It was New Year's Eve at Michigan State University, but the glow in the night sky wasn't fireworks. It was arson in the agriculture building. More than that, it was sabotage.
"I think I was just in shock," says Michigan State Professor Catherine Ives.
A terrorist group claimed it set the fire specifically to stop the work of those who study genetically modified food.
"I lost basically my entire professional life," says Ives. "I lost every paper I ever wrote that analyzed the benefits and risks of this technology."
Gene technology is under attack like never before. Protests called "crop busting" - where demonstrators yank the crops from the ground - have come to America.
Thereve been 15 such protests in the last year, most of them at university test plots. Then came the arson. To authorities, the fire at Michigan State represents a major escalation in the protest movement against genetically engineered food. The group claiming responsibility, the Earth Liberation Front, is the same one that claimed the multimillion dollar arson at the Vail ski resort in 1998, which was an anti-development protest. This year the letters ELF were spray-painted after one crop busting at the University of Minnesota.
Now, federal investigators say the violent, radical green movement has a new mission. "It seems to me as if anybody who's engaged in genetic research is potentially a target" says Stephen Peifer.

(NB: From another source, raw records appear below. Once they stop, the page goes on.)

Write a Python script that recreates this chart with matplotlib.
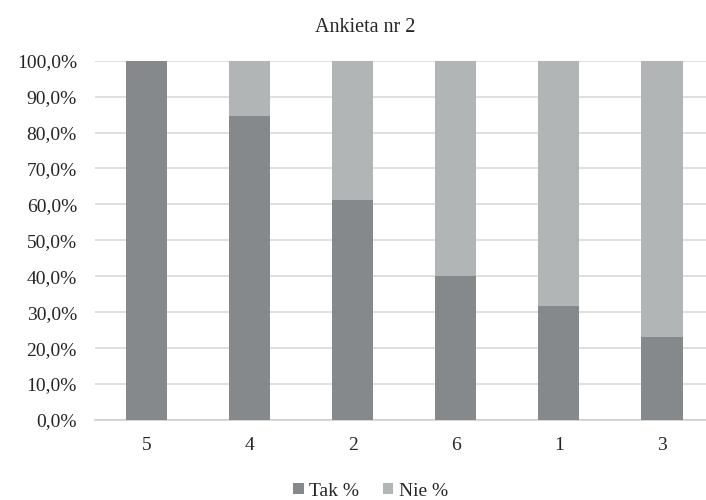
import numpy as np
import matplotlib.pyplot as plt
from matplotlib.ticker import FuncFormatter

plt.rcParams['font.family'] = ['Liberation Serif', 'DejaVu Serif']

# Survey no. 2: share of "yes" / "no" answers per question
questions = ['5', '4', '2', '6', '1', '3']
tak_pct = [100.0, 84.6, 61.1, 40.0, 31.8, 23.0]
nie_pct = [100.0 - v for v in tak_pct]

dark = '#86898b'
light = '#b2b5b6'

fig = plt.figure(figsize=(7.06, 5.0), dpi=100)
ax = fig.add_axes([0.1346, 0.16, 0.876, 0.7186])

x = np.arange(len(questions))
ax.bar(x, tak_pct, width=0.4, color=dark, label='Tak %', zorder=3)
ax.bar(x, nie_pct, width=0.4, bottom=tak_pct, color=light, label='Nie %', zorder=3)

ax.set_xlim(-0.5, len(questions) - 0.5)
ax.set_ylim(0, 100)
ax.set_yticks(np.arange(0, 101, 10))
ax.yaxis.set_major_formatter(FuncFormatter(lambda v, _: f'{v:.1f}%'.replace('.', ',')))
ax.set_xticks(x)
ax.set_xticklabels(questions)
ax.tick_params(axis='both', length=0, labelsize=14, colors='#262626')
ax.tick_params(axis='x', pad=12)
ax.tick_params(axis='y', pad=13)

ax.grid(axis='y', color='#d9d9d9', linewidth=1.2, zorder=0)
for side in ['left', 'right', 'top']:
    ax.spines[side].set_visible(False)
ax.spines['bottom'].set_color('#cfcfcf')
ax.spines['bottom'].set_linewidth(1.2)

fig.text(0.517, 0.944, 'Ankieta nr 2', ha='center', va='center', fontsize=14.5, color='#262626')

fig.legend(loc='center', bbox_to_anchor=(0.525, 0.018), ncol=2, frameon=False,
           fontsize=14, handlelength=0.55, handleheight=0.55, handletextpad=0.3,
           columnspacing=1.2, labelcolor='#262626')

fig.savefig('out.png', dpi=100)
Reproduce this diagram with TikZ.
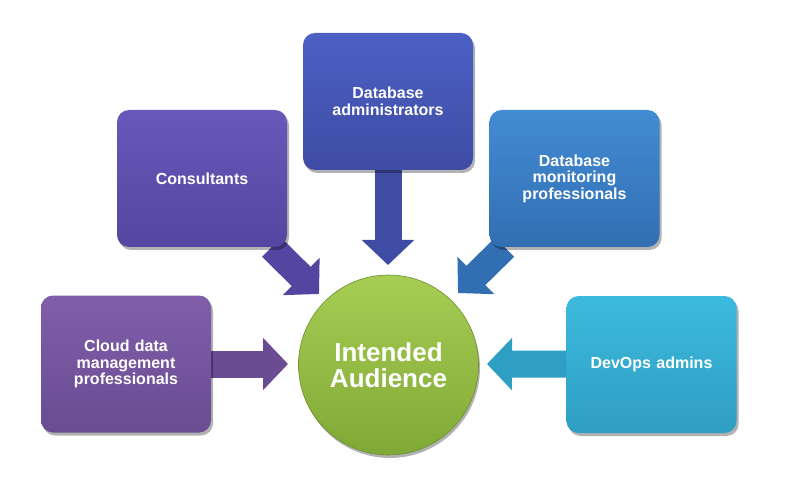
\documentclass[tikz,border=0pt]{standalone}
\usepackage{fontspec}
\setmainfont{Liberation Sans}
\usetikzlibrary{arrows.meta,shadows,backgrounds}
\definecolor{cloudT}{RGB}{128,94,170}
\definecolor{cloudB}{RGB}{105,76,146}
\definecolor{consT}{RGB}{104,88,186}
\definecolor{consB}{RGB}{84,70,160}
\definecolor{dbaT}{RGB}{76,96,196}
\definecolor{dbaB}{RGB}{62,76,164}
\definecolor{monT}{RGB}{66,140,212}
\definecolor{monB}{RGB}{50,110,178}
\definecolor{devT}{RGB}{60,186,222}
\definecolor{devB}{RGB}{46,158,194}
\definecolor{circT}{RGB}{166,206,84}
\definecolor{circB}{RGB}{128,168,54}
\tikzset{
  boxnode/.style={rectangle, rounded corners=12pt, minimum width=170pt,
    minimum height=137pt, text width=160pt, align=center, text=white,
    font=\fontsize{16}{16.5}\selectfont\bfseries,
    drop shadow={shadow xshift=2pt, shadow yshift=-3pt, opacity=0.3, fill=black}},
  fatarrow/.style={line width=27pt, line cap=butt, draw=#1,
    -{Triangle[length=25pt,width=51pt]}}
}
\begin{document}
\begin{tikzpicture}[x=1pt,y=-1pt]
\useasboundingbox (0,0) rectangle (796,500);
\node[boxnode, top color=cloudT, bottom color=cloudB] (cloud) at (126,364) {Cloud data\\management\\professionals};
\node[boxnode, top color=consT, bottom color=consB] (cons) at (202,178.5) {Consultants};
\node[boxnode, top color=dbaT, bottom color=dbaB] (dba) at (388,101.5) {Database\\administrators};
\node[boxnode, top color=monT, bottom color=monB] (mon) at (574.5,178.5) {Database\\monitoring\\professionals};
\node[boxnode, top color=devT, bottom color=devB] (dev) at (651.5,364.5) {DevOps admins};
\node[circle, minimum size=180pt, inner sep=0pt, top color=circT, bottom color=circB,
  draw=circB!85!black, line width=0.6pt, text=white, align=center,
  font=\fontsize{26}{26}\selectfont\bfseries,
  drop shadow={shadow xshift=1.5pt, shadow yshift=-3pt, opacity=0.3, fill=black}]
  (aud) at (388.5,365) {Intended\\Audience};
\coordinate (tcloud) at (288,364);
\coordinate (tcons) at (319,294);
\coordinate (tdba) at (388,265);
\coordinate (tmon) at (458,293);
\coordinate (tdev) at (487,364);
\begin{scope}[on background layer]
\fill[white] (0,0) rectangle (796,500);
\draw[fatarrow=cloudB] (cloud) -- (tcloud);
\draw[fatarrow=consB] (cons) -- (tcons);
\draw[fatarrow=dbaB] (dba) -- (tdba);
\draw[fatarrow=monB] (mon) -- (tmon);
\draw[fatarrow=devB] (dev) -- (tdev);
\end{scope}
\end{tikzpicture}
\end{document}
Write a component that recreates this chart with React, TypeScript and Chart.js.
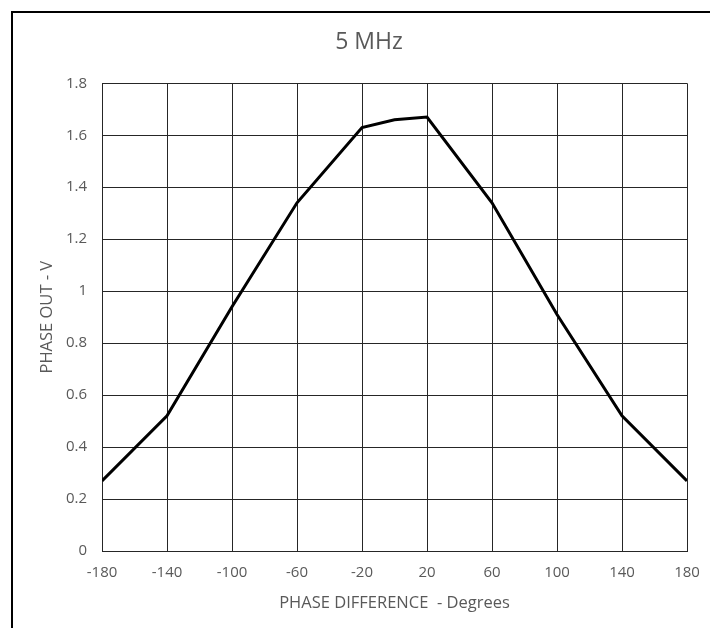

Peifer, a federal prosecutor in Oregon, is presenting evidence against the ELF to a federal grand jury. He believes that "Sooner or later there will be human injury, or perhaps loss of life if this continues."
"I want to see these actions continue to increase," says Craig Rosebraugh, who claims to speak for the Earth Liberation Front. A well-known Portland, Ore., environmentalist, Rosebraugh says he receives anonymous communications from the group, but doesn't know the members. He confirms the ELF wants to sabotage genetic plant research.
"It's not just Michigan State University, it's not just universities, it's each and every entity involved in genetically modifying organisms that's going to be targeted," says Rosebraugh.
Rosebraugh sees the arson at Michigan as a legitimate form of protest, an attitude that baffles Ives, who says her genetic research will help increase food production in Africa.
"Our program is set up to help poor people and poor farmers and I find it difficult to find justification for trying to stop that ind of work," she says.
So far there have been no arrests, but federal agents are treating this as sophisticated terrorism. They believe the same organized radicals who use arson to protest animal testing and logging, have found a new cause in gene altered plants.